Once upon a time I characterized a 6AL5, and fit this model to it:

In code:
.SUBCKT 6AL5 1 2
B2 1 IDEAL V=((ABS(I(B2)) / 3.2m)^0.775) * (SGN(I(B2)) + 1) / 2
D1 IDEAL 3 6AL5_EXP
R2 IDEAL 2 12.7G
V2 3 2 -0.867
.ENDS
.MODEL 6AL5_EXP D (IS=66e-12 XTI=3.15 N=3.15 RS=0)
Note that a SPICE diode is used to express the exponential tail, which is apparent at low currents. (The N=3.15 implies either significant non-ideality (analogous to the semiconductor case), or a cathode temperature several times room temp, which seems reasonable enough -- room temp is ~300 K while the oxide-coated cathode is ~900 K.)
Note also the negative source: there is, in fact, current flow at zero voltage, and a small amount of power available (nanowatts) from a heated diode. It's a thermionic generator, of bafflingly low efficiency, but it is indeed thermodynamically realistic.
At higher currents (~uA?), the Child-Langmuir law takes over; here, not quite the ideal 3/2 power (or its reciprocal rather, for voltage in terms of current), but a little off, presumably due to material and geometry factors.

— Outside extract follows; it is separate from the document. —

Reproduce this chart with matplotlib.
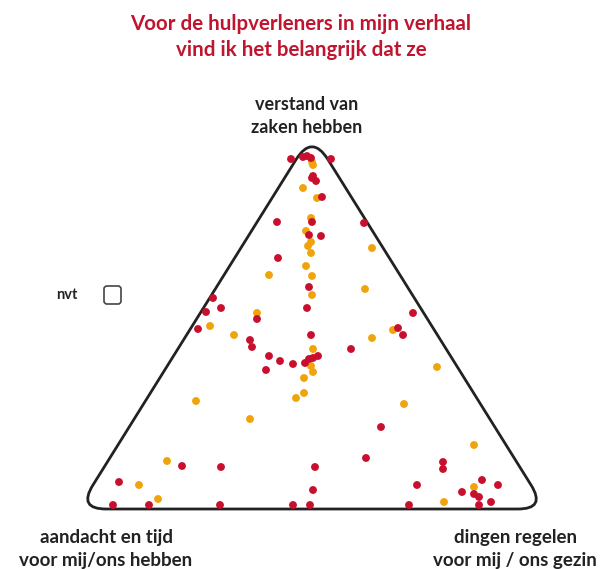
"""Ternary-style dot chart: wat vind ik belangrijk bij hulpverleners."""

import matplotlib.pyplot as plt
from matplotlib.path import Path
from matplotlib.patches import PathPatch, FancyBboxPatch


# point positions (pixel coordinates, y downwards)
red_x = [291, 303, 307, 311, 331, 312, 316, 313, 322, 277, 312, 364, 309, 321,
         278, 309, 213, 206, 221, 307, 257, 413, 198, 311, 398, 403, 250, 252,
         351, 269, 280, 293, 305, 309, 313, 318, 266, 381, 366, 315, 443, 443,
         182, 221, 119, 313, 417, 482, 498, 462, 474, 479, 491, 479, 113, 149,
         220, 293, 310, 409]
red_y = [159, 157, 156, 158, 159, 178, 181, 176, 197, 222, 222, 223, 235, 236,
         258, 287, 298, 312, 308, 308, 319, 313, 329, 335, 328, 335, 340, 347,
         349, 356, 361, 364, 363, 359, 358, 356, 370, 427, 458, 467, 462, 469,
         466, 467, 482, 490, 485, 480, 485, 492, 494, 497, 502, 505, 505, 505,
         505, 505, 505, 505]

orange_x = [312, 313, 303, 317, 311, 306, 311, 308, 311, 372, 306, 269, 312,
            312, 365, 257, 210, 234, 393, 372, 313, 311, 313, 304, 437, 304,
            296, 196, 404, 250, 167, 139, 158, 474, 474, 444]
orange_y = [162, 165, 188, 198, 218, 231, 242, 246, 253, 248, 266, 275, 276,
            295, 289, 313, 326, 335, 330, 338, 349, 366, 372, 378, 367, 393,
            398, 401, 404, 419, 461, 485, 499, 445, 487, 502]

# sharp triangle corners (top, bottom right, bottom left) and corner cut length
corners = [(312, 134), (546, 509), (78, 509)]
corner_cut = [30, 28, 28]

title = 'Voor de hulpverleners in mijn verhaal\nvind ik het belangrijk dat ze'
label_top = 'verstand van\nzaken hebben'
label_left = 'aandacht en tijd\nvoor mij/ons hebben'
label_right = 'dingen regelen\nvoor mij / ons gezin'

RED = '#c8102e'
ORANGE = '#f0a30a'


def rounded_triangle(pts, cuts):
    verts, codes = [], []
    n = len(pts)
    for i in range(n):
        px, py = pts[i - 1]
        cx, cy = pts[i]
        nx, ny = pts[(i + 1) % n]
        d1 = ((cx - px) ** 2 + (cy - py) ** 2) ** 0.5
        d2 = ((nx - cx) ** 2 + (ny - cy) ** 2) ** 0.5
        a = (cx - (cx - px) * cuts[i] / d1, cy - (cy - py) * cuts[i] / d1)
        b = (cx + (nx - cx) * cuts[i] / d2, cy + (ny - cy) * cuts[i] / d2)
        verts += [a, (cx, cy), b]
        codes += [Path.MOVETO if i == 0 else Path.LINETO, Path.CURVE3, Path.CURVE3]
    verts.append(verts[0])
    codes.append(Path.LINETO)
    return Path(verts, codes)


fig = plt.figure(figsize=(6.01, 5.69), dpi=100)
ax = fig.add_axes([0, 0, 1, 1])
ax.set_xlim(0, 601)
ax.set_ylim(569, 0)
ax.axis('off')

ax.add_patch(PathPatch(rounded_triangle(corners, corner_cut), facecolor='none',
                       edgecolor='#222222', lw=2.0, zorder=1))

ax.scatter(orange_x, orange_y, s=32, color=ORANGE, edgecolors='none', zorder=2)
ax.scatter(red_x, red_y, s=32, color=RED, edgecolors='none', zorder=3)

font = ['Lato', 'DejaVu Sans']
ax.text(301, 37, title, ha='center', va='center', color='#c0152f', fontsize=14.8,
        fontweight='bold', family=font, linespacing=1.35)
ax.text(307, 116, label_top, ha='center', va='center', color='#222222',
        fontsize=13, fontweight='bold', family=font, linespacing=1.4)
ax.text(106, 549, label_left, ha='center', va='center', color='#222222',
        fontsize=13.5, fontweight='bold', family=font, linespacing=1.4)
ax.text(515, 549, label_right, ha='center', va='center', color='#222222',
        fontsize=13.5, fontweight='bold', family=font, linespacing=1.4)

ax.text(67, 295, 'nvt', ha='center', va='center', color='#222222',
        fontsize=10.5, fontweight='bold', family=font)
ax.add_patch(FancyBboxPatch((104, 286), 17, 18, boxstyle='round,pad=0,rounding_size=3',
                            facecolor='none', edgecolor='#444444', lw=1.2))

fig.savefig('out.png', dpi=100)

Since the exponential region is so small, I doubt that much use could be made of this, but perhaps a couple decades would be enough for some purposes.

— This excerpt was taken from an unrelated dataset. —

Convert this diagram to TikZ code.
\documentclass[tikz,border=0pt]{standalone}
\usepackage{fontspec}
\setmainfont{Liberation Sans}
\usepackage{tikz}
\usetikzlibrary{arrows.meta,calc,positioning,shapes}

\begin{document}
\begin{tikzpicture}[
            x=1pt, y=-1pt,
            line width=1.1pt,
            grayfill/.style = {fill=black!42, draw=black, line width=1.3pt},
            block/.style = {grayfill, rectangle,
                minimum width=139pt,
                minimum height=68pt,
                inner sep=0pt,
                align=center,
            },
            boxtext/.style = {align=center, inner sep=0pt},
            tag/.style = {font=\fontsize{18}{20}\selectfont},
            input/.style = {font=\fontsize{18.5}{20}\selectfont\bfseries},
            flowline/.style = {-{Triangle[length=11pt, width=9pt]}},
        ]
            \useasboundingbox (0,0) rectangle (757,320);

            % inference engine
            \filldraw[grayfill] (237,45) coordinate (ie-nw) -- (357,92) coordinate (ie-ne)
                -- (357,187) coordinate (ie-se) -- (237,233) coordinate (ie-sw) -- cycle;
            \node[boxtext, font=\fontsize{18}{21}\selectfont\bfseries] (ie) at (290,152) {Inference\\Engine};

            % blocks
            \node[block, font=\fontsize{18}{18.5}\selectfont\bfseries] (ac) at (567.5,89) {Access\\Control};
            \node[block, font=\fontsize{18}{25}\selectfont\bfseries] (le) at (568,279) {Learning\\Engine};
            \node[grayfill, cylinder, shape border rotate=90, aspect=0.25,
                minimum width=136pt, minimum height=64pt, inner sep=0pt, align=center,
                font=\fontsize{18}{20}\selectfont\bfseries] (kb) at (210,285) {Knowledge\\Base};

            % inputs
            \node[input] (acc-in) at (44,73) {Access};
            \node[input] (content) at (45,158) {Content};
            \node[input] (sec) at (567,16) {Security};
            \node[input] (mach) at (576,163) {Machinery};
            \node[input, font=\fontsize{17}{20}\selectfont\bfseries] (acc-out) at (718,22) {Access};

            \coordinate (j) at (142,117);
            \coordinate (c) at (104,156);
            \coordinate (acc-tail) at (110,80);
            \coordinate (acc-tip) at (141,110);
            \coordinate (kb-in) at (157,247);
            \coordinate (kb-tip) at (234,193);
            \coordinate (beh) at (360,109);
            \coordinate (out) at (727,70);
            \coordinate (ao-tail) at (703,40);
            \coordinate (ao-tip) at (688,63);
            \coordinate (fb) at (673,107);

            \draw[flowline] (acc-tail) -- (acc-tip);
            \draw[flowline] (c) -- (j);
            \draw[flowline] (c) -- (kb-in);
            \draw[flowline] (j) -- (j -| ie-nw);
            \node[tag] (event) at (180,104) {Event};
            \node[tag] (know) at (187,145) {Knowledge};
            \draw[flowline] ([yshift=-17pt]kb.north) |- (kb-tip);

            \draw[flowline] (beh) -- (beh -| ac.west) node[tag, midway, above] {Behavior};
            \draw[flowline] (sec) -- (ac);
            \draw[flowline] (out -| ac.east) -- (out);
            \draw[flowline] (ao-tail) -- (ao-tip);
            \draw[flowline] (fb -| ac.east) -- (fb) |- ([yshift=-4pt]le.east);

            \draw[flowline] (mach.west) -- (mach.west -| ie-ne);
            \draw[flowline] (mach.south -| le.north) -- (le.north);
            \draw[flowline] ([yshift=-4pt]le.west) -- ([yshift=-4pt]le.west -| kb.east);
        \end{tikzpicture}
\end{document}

More practical would be the same detailed analysis on the transfer function (of a triode or pentode, etc.), but which will I think quickly be dominated by leakage currents in most types. A more reliable solution probably involves a carefully contrived transfer function (see the other answer's use of a remote-cutoff pentode*), quirks of the screen-plate transfer function in a tetrode or pentode, or a multi-parameter curve fit (i.e., a dozen trimpots that all interact..).
*Carefully contrived, in the sense that, remote-cutoff types were contrived by way of varying the spacing of the grid wires; their characteristic isn't a direct result of intrinsic device properties (physics or geometry), in contrast to the diode's exponential tail which is.